BRIDGEPORT, Conn. (WTNH) — More people of Puerto Rican heritage live in the United States than on the island itself. Many are predicting that those numbers could swell even more as Puerto Rico struggles financially.
On the eve of the Puerto Rican parade weekend, it’s easy to spot Puerto Rican pride in Connecticut’s largest city of Bridgeport; from the streets, to the vendors, to the smiling children proudly waving flags. These good times are overshadowed by a huge financial debt, looming ominously over the Caribbean island, a U.S. territory.
“These people leaving Puerto Rico now, they’re leaving Puerto Rico because they’re afraid of what’s going on in Puerto Rico,” said Bridgeport City Councilwoman Lydia Martinez.
She came from Puerto Rico at age 13. Her native island is now facing a debt burden of $72 billion. Puerto Rican Governor Alejandro Garcia Padilla says it cannot be paid.
Martinez says many family members she spoke with are making plans to move in the U.S., heading straight for established Puerto Rican communities in Connecticut’s big cities.
“They’re afraid, afraid they’ll lose everything and wind up with nothing,” Martinez said. “They’d rather come and see if they could find something in the U.S.”

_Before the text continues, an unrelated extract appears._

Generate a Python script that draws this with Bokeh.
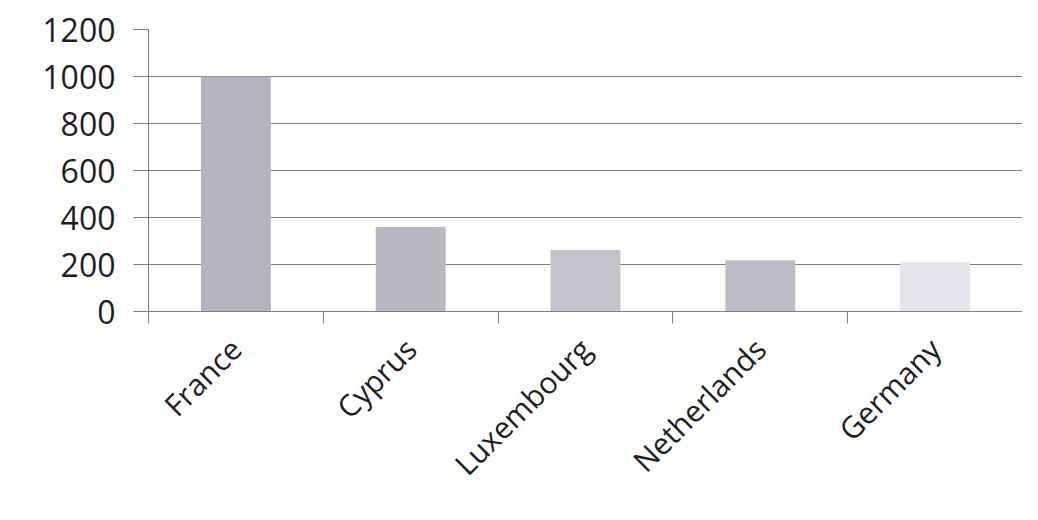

Seven-percent of Connecticut’s population is Puerto Rican, making it the largest percentage in the nation. Cities like Bridgeport, Hartford, New Haven, and Waterbury have large Hispanic communities which could see a big influx from the island’s exodus.
Martinez says the Bridgeport City Council isn’t concerned about a strain on city services, and that so far no discussions are planned to address the possibility.
“I have more concerns for people that will stay back in Puerto Rico than those that are coming here,” she said.
Puerto Rico does not have bankruptcy protections that would allow it to restructure that massive debt. However, there is a growing number of politicians who are calling for the United States to allow the island to declare bankruptcy.